▶ _Material provided_:

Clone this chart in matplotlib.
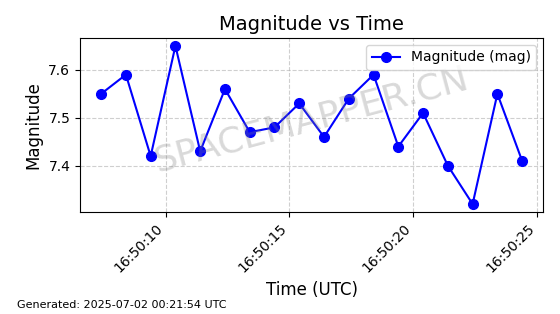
import datetime as dt

import matplotlib
matplotlib.use("Agg")
import matplotlib.dates as mdates
from matplotlib import pyplot as plt

# observation times (seconds after 16:50:00 UTC) and magnitudes
t0 = dt.datetime(2025, 7, 1, 16, 50, 0)
seconds = [7.4, 8.4, 9.4, 10.4, 11.4, 12.4, 13.4, 14.4, 15.4,
           16.4, 17.4, 18.4, 19.4, 20.4, 21.4, 22.4, 23.4, 24.4]
magnitudes = [7.55, 7.59, 7.42, 7.65, 7.43, 7.56, 7.47, 7.48, 7.53,
              7.46, 7.54, 7.59, 7.44, 7.51, 7.40, 7.32, 7.55, 7.41]
times = [t0 + dt.timedelta(seconds=s) for s in seconds]

fig, ax = plt.subplots(figsize=(5.6, 3.14), dpi=100)
fig.subplots_adjust(left=0.143, right=0.970, top=0.879, bottom=0.325)

ax.plot(times, magnitudes, "o-", color="blue", markersize=7, linewidth=1.5,
        label="Magnitude (mag)")

ax.set_title("Magnitude vs Time", fontsize=14)
ax.set_xlabel("Time (UTC)", fontsize=12)
ax.set_ylabel("Magnitude", fontsize=12)
ax.grid(True, linestyle="--", alpha=0.6)
ax.legend(loc="upper right")

ax.xaxis.set_major_locator(mdates.SecondLocator(bysecond=range(0, 60, 5)))
ax.xaxis.set_major_formatter(mdates.DateFormatter("%H:%M:%S"))
plt.setp(ax.get_xticklabels(), rotation=45, ha="right")

ax.text(0.5, 0.53, "SPACEMAPPER.CN", transform=ax.transAxes, fontsize=26,
        color="gray", alpha=0.3, rotation=15, ha="center", va="center")

fig.text(0.03, 0.02, "Generated: 2025-07-02 00:21:54 UTC", fontsize=8)

fig.savefig("out.png", dpi=100)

▶ _The request_:
Exactly as written, return every line of the listing, but not the pictures.

▶ _Correct response_:
Clone this chart in matplotlib.
import datetime as dt

import matplotlib
matplotlib.use("Agg")
import matplotlib.dates as mdates
from matplotlib import pyplot as plt

# observation times (seconds after 16:50:00 UTC) and magnitudes
t0 = dt.datetime(2025, 7, 1, 16, 50, 0)
seconds = [7.4, 8.4, 9.4, 10.4, 11.4, 12.4, 13.4, 14.4, 15.4,
           16.4, 17.4, 18.4, 19.4, 20.4, 21.4, 22.4, 23.4, 24.4]
magnitudes = [7.55, 7.59, 7.42, 7.65, 7.43, 7.56, 7.47, 7.48, 7.53,
              7.46, 7.54, 7.59, 7.44, 7.51, 7.40, 7.32, 7.55, 7.41]
times = [t0 + dt.timedelta(seconds=s) for s in seconds]

fig, ax = plt.subplots(figsize=(5.6, 3.14), dpi=100)
fig.subplots_adjust(left=0.143, right=0.970, top=0.879, bottom=0.325)

ax.plot(times, magnitudes, "o-", color="blue", markersize=7, linewidth=1.5,
        label="Magnitude (mag)")

ax.set_title("Magnitude vs Time", fontsize=14)
ax.set_xlabel("Time (UTC)", fontsize=12)
ax.set_ylabel("Magnitude", fontsize=12)
ax.grid(True, linestyle="--", alpha=0.6)
ax.legend(loc="upper right")

ax.xaxis.set_major_locator(mdates.SecondLocator(bysecond=range(0, 60, 5)))
ax.xaxis.set_major_formatter(mdates.DateFormatter("%H:%M:%S"))
plt.setp(ax.get_xticklabels(), rotation=45, ha="right")

ax.text(0.5, 0.53, "SPACEMAPPER.CN", transform=ax.transAxes, fontsize=26,
        color="gray", alpha=0.3, rotation=15, ha="center", va="center")

fig.text(0.03, 0.02, "Generated: 2025-07-02 00:21:54 UTC", fontsize=8)

fig.savefig("out.png", dpi=100)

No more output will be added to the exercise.